The New Face of Project Management: Are Specialized PMOs and Mobile Tech the Future?


By Mike Sicilia

Senior Vice President and General Manager

Primavera Global Business Unit, Oracle


The face of project management is changing. Economic fluctuation, evolving risk, and increasingly stringent regulations are creating new challenges for project managers. To meet these challenges and ensure the success of diverse projects across the enterprise, organizations must consider new and innovative methodologies and approaches that can inject innovation into processes.

Illuminating these realities, Oracle recently brought together a group of business leaders who revealed insight into two evolving areas: the role of project management offices (PMOs) and the increasing real-time reach of mobile technology. The Enterprise Project Portfolio Management (EPPM) Board – a steering group of senior executives, academics, and industry experts that looks at how C-level executives can successfully prioritize and manage the project portfolio – raised questions over the long-term value of PMOs and the way mobile technology can transform project management.

Specialized PMOs for Successful EPPM 

Traditional companies have generally accepted that to visualize and deliver large projects, it is best to have a PMO. However, one of the primary challenges facing many larger organizations is a fundamental disconnect that can emerge between project managers and the rest of the business. The EPPM Board was unanimous in its view that, while PMOs are staffed by professionals who are extremely knowledgeable about their discipline, as a group they tended to lack a detailed understanding of exactly how their organizations made money.
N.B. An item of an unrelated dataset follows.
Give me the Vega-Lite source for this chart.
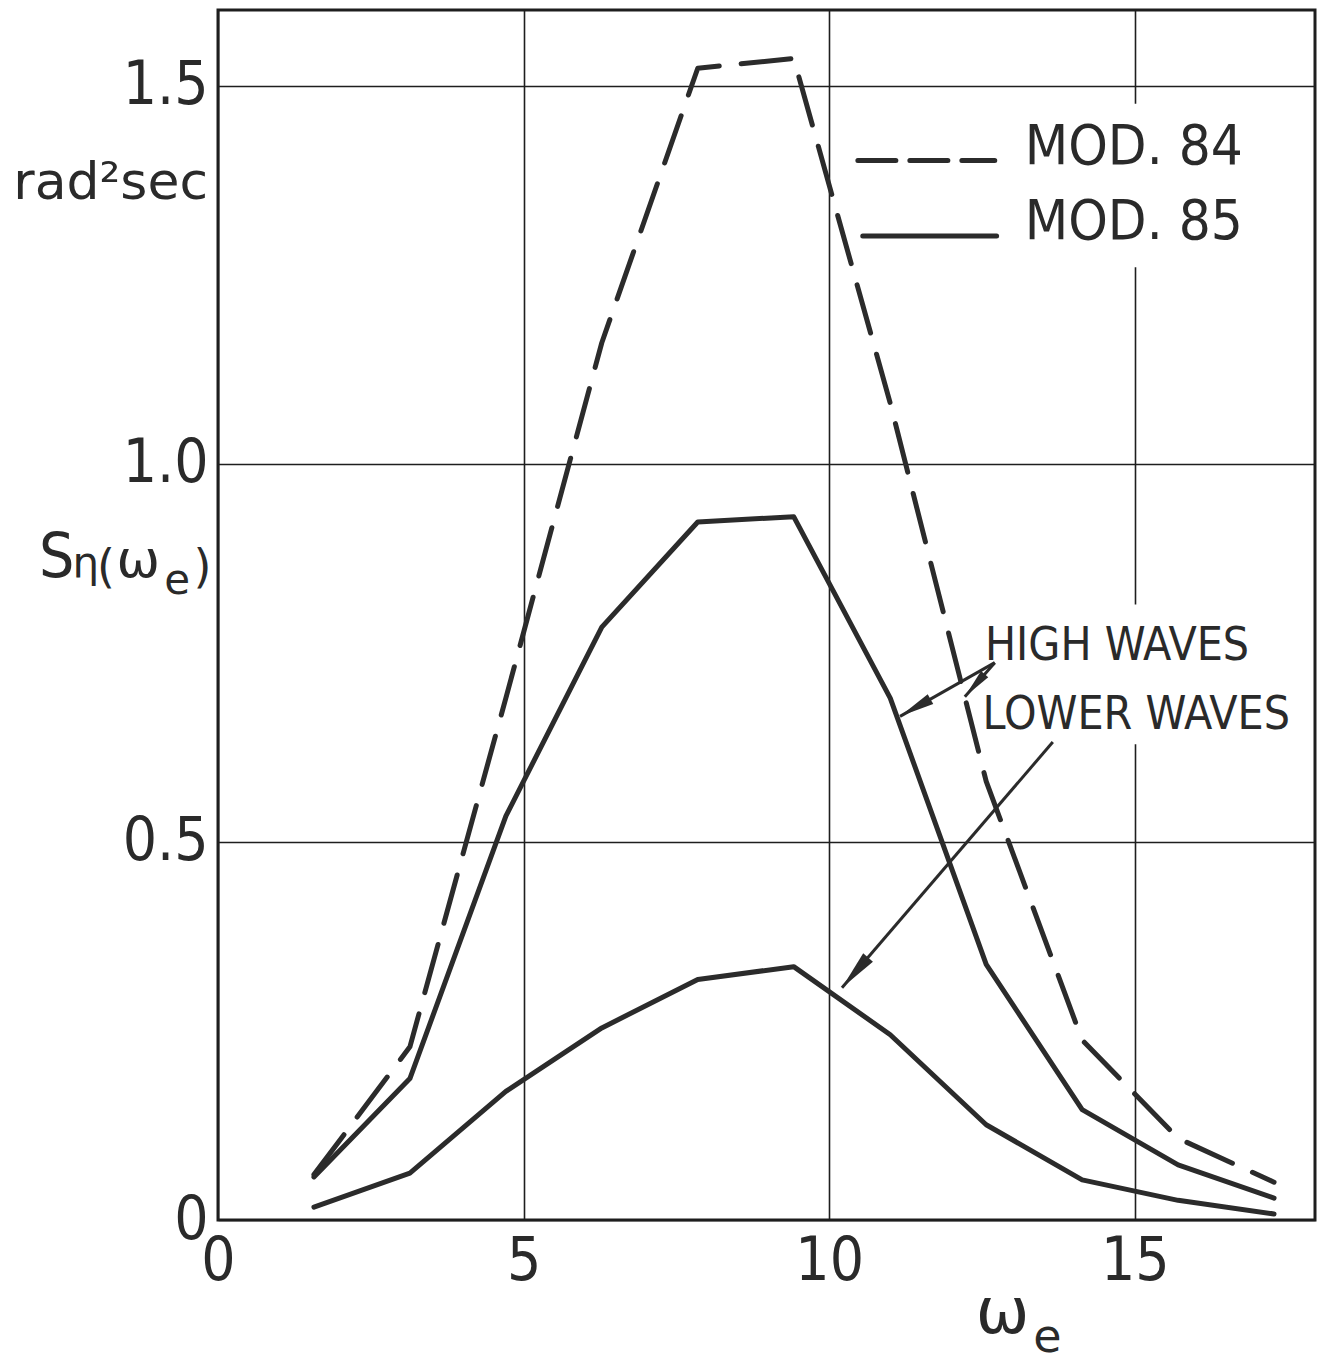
{
  "$schema": "https://vega.github.io/schema/vega-lite/v6.json",
  "width": 1097,
  "height": 1210,
  "autosize": {"type": "none"},
  "padding": {"left": 218, "top": 10, "right": 11, "bottom": 145},
  "background": "white",
  "config": {
    "view": {"stroke": "#1e1e1e", "strokeWidth": 3},
    "axis": {
      "domain": false,
      "ticks": false,
      "grid": true,
      "gridColor": "#1e1e1e",
      "gridWidth": 1.6,
      "gridOpacity": 1,
      "labelFont": "Liberation Sans Narrow, DejaVu Sans Condensed, sans-serif",
      "labelFontSize": 60,
      "labelColor": "#2a2a2a",
      "title": null
    }
  },
  "datasets": {
    "spectra": [
      {"w": 1.57, "s": 0.06, "series": "MOD.84"},
      {"w": 3.14, "s": 0.229, "series": "MOD.84"},
      {"w": 4.71, "s": 0.69, "series": "MOD.84"},
      {"w": 6.28, "s": 1.16, "series": "MOD.84"},
      {"w": 7.85, "s": 1.523, "series": "MOD.84"},
      {"w": 9.42, "s": 1.536, "series": "MOD.84"},
      {"w": 11.0, "s": 1.08, "series": "MOD.84"},
      {"w": 12.57, "s": 0.58, "series": "MOD.84"},
      {"w": 14.14, "s": 0.238, "series": "MOD.84"},
      {"w": 15.71, "s": 0.108, "series": "MOD.84"},
      {"w": 17.28, "s": 0.05, "series": "MOD.84"},
      {"w": 1.57, "s": 0.057, "series": "MOD.85 high waves"},
      {"w": 3.14, "s": 0.187, "series": "MOD.85 high waves"},
      {"w": 4.71, "s": 0.534, "series": "MOD.85 high waves"},
      {"w": 6.28, "s": 0.784, "series": "MOD.85 high waves"},
      {"w": 7.85, "s": 0.923, "series": "MOD.85 high waves"},
      {"w": 9.42, "s": 0.93, "series": "MOD.85 high waves"},
      {"w": 11.0, "s": 0.69, "series": "MOD.85 high waves"},
      {"w": 12.57, "s": 0.338, "series": "MOD.85 high waves"},
      {"w": 14.14, "s": 0.146, "series": "MOD.85 high waves"},
      {"w": 15.71, "s": 0.073, "series": "MOD.85 high waves"},
      {"w": 17.28, "s": 0.029, "series": "MOD.85 high waves"},
      {"w": 1.57, "s": 0.017, "series": "MOD.85 lower waves"},
      {"w": 3.14, "s": 0.062, "series": "MOD.85 lower waves"},
      {"w": 4.71, "s": 0.17, "series": "MOD.85 lower waves"},
      {"w": 6.28, "s": 0.254, "series": "MOD.85 lower waves"},
      {"w": 7.85, "s": 0.318, "series": "MOD.85 lower waves"},
      {"w": 9.42, "s": 0.335, "series": "MOD.85 lower waves"},
      {"w": 11.0, "s": 0.245, "series": "MOD.85 lower waves"},
      {"w": 12.57, "s": 0.126, "series": "MOD.85 lower waves"},
      {"w": 14.14, "s": 0.053, "series": "MOD.85 lower waves"},
      {"w": 15.71, "s": 0.026, "series": "MOD.85 lower waves"},
      {"w": 17.28, "s": 0.008, "series": "MOD.85 lower waves"}
    ],
    "backdrops": [
      {"x": 13.2, "x2": 16.6, "y": 1.26, "y2": 1.476},
      {"x": 12.5, "x2": 17.6, "y": 0.629, "y2": 0.814}
    ],
    "legendKeys": [
      {"x": 10.47, "x2": 12.71, "y": 1.401, "series": "MOD.84"},
      {"x": 10.55, "x2": 12.74, "y": 1.301, "series": "MOD.85"}
    ],
    "arrows": [
      {"x": 12.71, "y": 0.737, "x2": 11.16, "y2": 0.666, "target": "high waves MOD.85"},
      {"x": 12.71, "y": 0.737, "x2": 12.22, "y2": 0.692, "target": "high waves MOD.84"},
      {"x": 13.66, "y": 0.632, "x2": 10.21, "y2": 0.307, "target": "lower waves"}
    ],
    "labels": [
      {"text": "MOD. 84", "x": 13.2, "y": 1.397, "kind": "legend"},
      {"text": "MOD. 85", "x": 13.2, "y": 1.2975, "kind": "legend"},
      {"text": "HIGH WAVES", "x": 12.55, "y": 0.741, "kind": "note"},
      {"text": "LOWER WAVES", "x": 12.51, "y": 0.649, "kind": "note"},
      {"text": "rad²sec", "x": -3.35, "y": 1.3505, "kind": "unit"},
      {"text": "S", "x": -2.93, "y": 0.85, "kind": "S"},
      {"text": "η", "x": -2.38, "y": 0.85, "kind": "sub"},
      {"text": "(", "x": -1.98, "y": 0.843, "kind": "paren"},
      {"text": ")", "x": -0.4, "y": 0.843, "kind": "paren"},
      {"text": "ω", "x": -1.66, "y": 0.85, "kind": "omega"},
      {"text": "e", "x": -0.88, "y": 0.8275, "kind": "sub"},
      {"text": "ω", "x": 12.4, "y": -0.1496, "kind": "xomega"},
      {"text": "e", "x": 13.34, "y": -0.1748, "kind": "xsub"}
    ]
  },
  "layer": [
    {
      "data": {"name": "backdrops"},
      "mark": {"type": "rect", "fill": "white", "stroke": null},
      "encoding": {
        "x": {"field": "x", "type": "quantitative", "scale": {"domain": [0, 17.95], "nice": false, "zero": false}, "axis": {"values": [0, 5, 10, 15], "format": "d", "labelBaseline": "top", "labelPadding": 12, "labelFlush": false, "labelAlign": "center"}},
        "x2": {"field": "x2"},
        "y": {"field": "y", "type": "quantitative", "scale": {"domain": [0, 1.6], "nice": false}, "axis": {"values": [0, 0.5, 1, 1.5], "labelPadding": 10, "labelExpr": "datum.value == 0 ? '0' : format(datum.value, '.1f')"}},
        "y2": {"field": "y2"}
      }
    },
    {
      "data": {"name": "spectra"},
      "transform": [{"filter": "datum.series != 'MOD.84'"}],
      "mark": {"type": "line", "color": "#2b2b2b", "strokeWidth": 5, "strokeCap": "round", "strokeJoin": "round"},
      "encoding": {
        "x": {"field": "w", "type": "quantitative"},
        "y": {"field": "s", "type": "quantitative"},
        "detail": {"field": "series"}
      }
    },
    {
      "data": {"name": "spectra"},
      "transform": [{"filter": "datum.series == 'MOD.84'"}],
      "mark": {"type": "line", "color": "#2b2b2b", "strokeWidth": 5, "strokeCap": "round", "strokeJoin": "round", "strokeDash": [50, 22]},
      "encoding": {
        "x": {"field": "w", "type": "quantitative"},
        "y": {"field": "s", "type": "quantitative"}
      }
    },
    {
      "data": {"name": "legendKeys"},
      "transform": [{"filter": "datum.series == 'MOD.84'"}],
      "mark": {"type": "rule", "color": "#2b2b2b", "strokeWidth": 5, "strokeCap": "round", "strokeDash": [38, 14]},
      "encoding": {
        "x": {"field": "x", "type": "quantitative"},
        "x2": {"field": "x2"},
        "y": {"field": "y", "type": "quantitative"}
      }
    },
    {
      "data": {"name": "legendKeys"},
      "transform": [{"filter": "datum.series == 'MOD.85'"}],
      "mark": {"type": "rule", "color": "#2b2b2b", "strokeWidth": 5, "strokeCap": "round"},
      "encoding": {
        "x": {"field": "x", "type": "quantitative"},
        "x2": {"field": "x2"},
        "y": {"field": "y", "type": "quantitative"}
      }
    },
    {
      "data": {"name": "arrows"},
      "mark": {"type": "rule", "color": "#2b2b2b", "strokeWidth": 3},
      "encoding": {
        "x": {"field": "x", "type": "quantitative"},
        "y": {"field": "y", "type": "quantitative"},
        "x2": {"field": "x2"},
        "y2": {"field": "y2"}
      }
    },
    {
      "data": {"name": "arrows"},
      "transform": [{"filter": "datum.target == 'high waves MOD.85'"}],
      "mark": {"type": "point", "shape": "M0,0L0.16,1L-0.16,1Z", "filled": true, "color": "#2b2b2b", "opacity": 1, "size": 4900, "angle": 240.4},
      "encoding": {
        "x": {"field": "x2", "type": "quantitative"},
        "y": {"field": "y2", "type": "quantitative"}
      }
    },
    {
      "data": {"name": "arrows"},
      "transform": [{"filter": "datum.target == 'high waves MOD.84'"}],
      "mark": {"type": "point", "shape": "M0,0L0.16,1L-0.16,1Z", "filled": true, "color": "#2b2b2b", "opacity": 1, "size": 3600, "angle": 221.4},
      "encoding": {
        "x": {"field": "x2", "type": "quantitative"},
        "y": {"field": "y2", "type": "quantitative"}
      }
    },
    {
      "data": {"name": "arrows"},
      "transform": [{"filter": "datum.target == 'lower waves'"}],
      "mark": {"type": "point", "shape": "M0,0L0.16,1L-0.16,1Z", "filled": true, "color": "#2b2b2b", "opacity": 1, "size": 6400, "angle": 220.7},
      "encoding": {
        "x": {"field": "x2", "type": "quantitative"},
        "y": {"field": "y2", "type": "quantitative"}
      }
    },
    {
      "data": {"name": "labels"},
      "transform": [{"filter": "datum.kind == 'legend'"}],
      "mark": {"type": "text", "align": "left", "baseline": "alphabetic", "font": "Liberation Sans Narrow, DejaVu Sans Condensed, sans-serif", "fontSize": 56, "color": "#2a2a2a"},
      "encoding": {"x": {"field": "x", "type": "quantitative"}, "y": {"field": "y", "type": "quantitative"}, "text": {"field": "text"}}
    },
    {
      "data": {"name": "labels"},
      "transform": [{"filter": "datum.kind == 'note'"}],
      "mark": {"type": "text", "align": "left", "baseline": "alphabetic", "font": "Liberation Sans Narrow, DejaVu Sans Condensed, sans-serif", "fontSize": 46, "color": "#2a2a2a"},
      "encoding": {"x": {"field": "x", "type": "quantitative"}, "y": {"field": "y", "type": "quantitative"}, "text": {"field": "text"}}
    },
    {
      "data": {"name": "labels"},
      "transform": [{"filter": "datum.kind == 'unit'"}],
      "mark": {"type": "text", "align": "left", "baseline": "alphabetic", "font": "DejaVu Sans", "fontSize": 52, "color": "#2a2a2a"},
      "encoding": {"x": {"field": "x", "type": "quantitative"}, "y": {"field": "y", "type": "quantitative"}, "text": {"field": "text"}}
    },
    {
      "data": {"name": "labels"},
      "transform": [{"filter": "datum.kind == 'S'"}],
      "mark": {"type": "text", "align": "left", "baseline": "alphabetic", "font": "Liberation Sans Narrow, DejaVu Sans Condensed, sans-serif", "fontSize": 62, "color": "#2a2a2a"},
      "encoding": {"x": {"field": "x", "type": "quantitative"}, "y": {"field": "y", "type": "quantitative"}, "text": {"field": "text"}}
    },
    {
      "data": {"name": "labels"},
      "transform": [{"filter": "datum.kind == 'sub'"}],
      "mark": {"type": "text", "align": "left", "baseline": "alphabetic", "font": "DejaVu Sans", "fontSize": 42, "color": "#2a2a2a"},
      "encoding": {"x": {"field": "x", "type": "quantitative"}, "y": {"field": "y", "type": "quantitative"}, "text": {"field": "text"}}
    },
    {
      "data": {"name": "labels"},
      "transform": [{"filter": "datum.kind == 'paren'"}],
      "mark": {"type": "text", "align": "left", "baseline": "alphabetic", "font": "DejaVu Sans", "fontSize": 46, "color": "#2a2a2a"},
      "encoding": {"x": {"field": "x", "type": "quantitative"}, "y": {"field": "y", "type": "quantitative"}, "text": {"field": "text"}}
    },
    {
      "data": {"name": "labels"},
      "transform": [{"filter": "datum.kind == 'omega'"}],
      "mark": {"type": "text", "align": "left", "baseline": "alphabetic", "font": "DejaVu Sans", "fontSize": 52, "color": "#2a2a2a"},
      "encoding": {"x": {"field": "x", "type": "quantitative"}, "y": {"field": "y", "type": "quantitative"}, "text": {"field": "text"}}
    },
    {
      "data": {"name": "labels"},
      "transform": [{"filter": "datum.kind == 'xomega'"}],
      "mark": {"type": "text", "align": "left", "baseline": "alphabetic", "font": "DejaVu Sans", "fontSize": 64, "color": "#2a2a2a"},
      "encoding": {"x": {"field": "x", "type": "quantitative"}, "y": {"field": "y", "type": "quantitative"}, "text": {"field": "text"}}
    },
    {
      "data": {"name": "labels"},
      "transform": [{"filter": "datum.kind == 'xsub'"}],
      "mark": {"type": "text", "align": "left", "baseline": "alphabetic", "font": "DejaVu Sans", "fontSize": 46, "color": "#2a2a2a"},
      "encoding": {"x": {"field": "x", "type": "quantitative"}, "y": {"field": "y", "type": "quantitative"}, "text": {"field": "text"}}
    }
  ]
}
Simply stated, they had little visibility into the business fundamentals behind a decision to launch a project. And, with that being the case, they were not always viewed as guarantors of strategic and financial project success.

EPPM Board members indicated that PMOs are more successful in “traditional” companies, such as those working on capital projects. However, in more “agile” companies, such as those operating in software development or new media, the group concluded that PMOs did not perform as well. The collective opinion was that these agile companies may prioritize more rapid technological innovation over rigorous EPPM methodologies.

As such, rather than employing a centralized PMO, the EPPM Board members are asserting that some organizations might be better served by a decentralized approach that places project managers/standardization experts within business units, operating as “specialized” PMOs. This approach enables each business unit to look at the risks and rationale behind a project, make comparisons to similar programs, and make decisions that are the best fit for their particular group. Each specialized PMO team can also ensure each project matches the wider corporate strategy before the primary PMO takes action.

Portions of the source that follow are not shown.